The regiment was mustered into Federal service on November 19, 1861, at Burlington, Vermont. Its first commander was Colonel Lemuel B. Platt, and the first lieutenant colonel was George Bradley Kellogg. Platt's appointment was an honor sometimes afforded to an individual who aided in raising and equipping a regiment; subsequent commanders included Jonas P. Holliday, Charles Henry Tompkins, Edward B. Sawyer, Addison W. Preston, William Wells, and Josiah Hall.

It was engaged in, or present at 76 engagements during the course of the war, from Mount Jackson on April 16, 1862, to Appomattox Court House, on April 9, 1865, including the 1862 and 1864 Shenandoah Valley campaigns, the Gettysburg campaign, the Overland Campaign and the Siege of Petersburg, plus many skirmishes not connected to a particular campaign, such as the Skirmish at Miskel Farm.

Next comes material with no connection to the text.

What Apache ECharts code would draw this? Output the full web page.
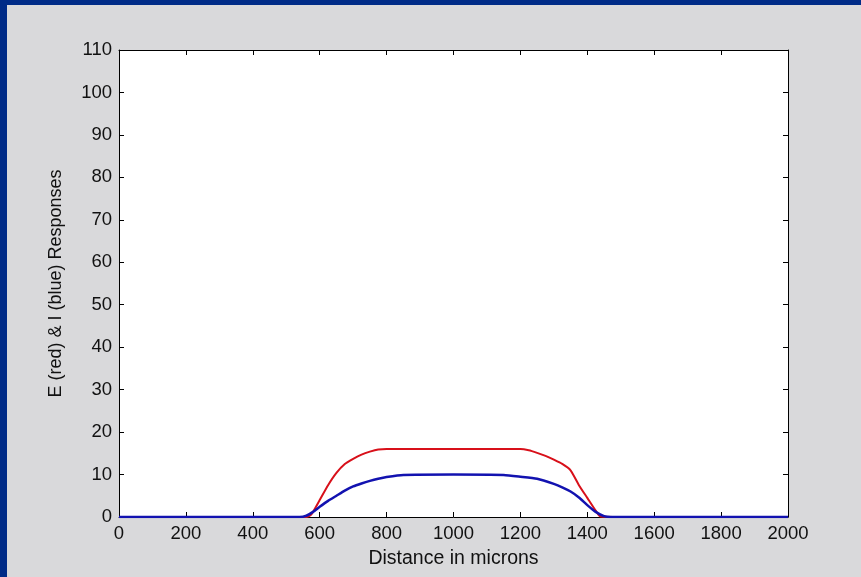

The regiment most notably participated in BG Elon Farnsworth's unsuccessful attack on the Confederate right flank on the third day of the Battle of Gettysburg. The 1st Vermont Cavalry's Maj William Wells led a battalion in that attack, with Farnsworth by his side. Lieut: Col Addison W. Preston commanded the regiment. The regiment's monument stands on the Slyder Field, near the site where BG Evander Law's brigade repelled the Union attack. According to Albert Drury of the 1st Vermont, "In the afternoon of the same day July 3d we charge upon the Enemy a secnd time, which proves to be a rather foolish move. We charge upoon a Brigage of Infantry fortified by stone walls on all sides. Genl Farnsworth is Killed...."

The regiment lost during service: 112 killed and mortally wounded, 159 died in Confederate prisons, 7 died from accidents and 114 died by disease; total loss 392.>

The regiment mustered out of service on August 9, 1865.

The regiment's heritage continues to be celebrated to this day with a state legislative decree naming the Corps of Cadets at Norwich University, the Military College of Vermont, as members of the regiment. Members of the NUCC wear the crossed sabers on all of their uniforms and their insignia.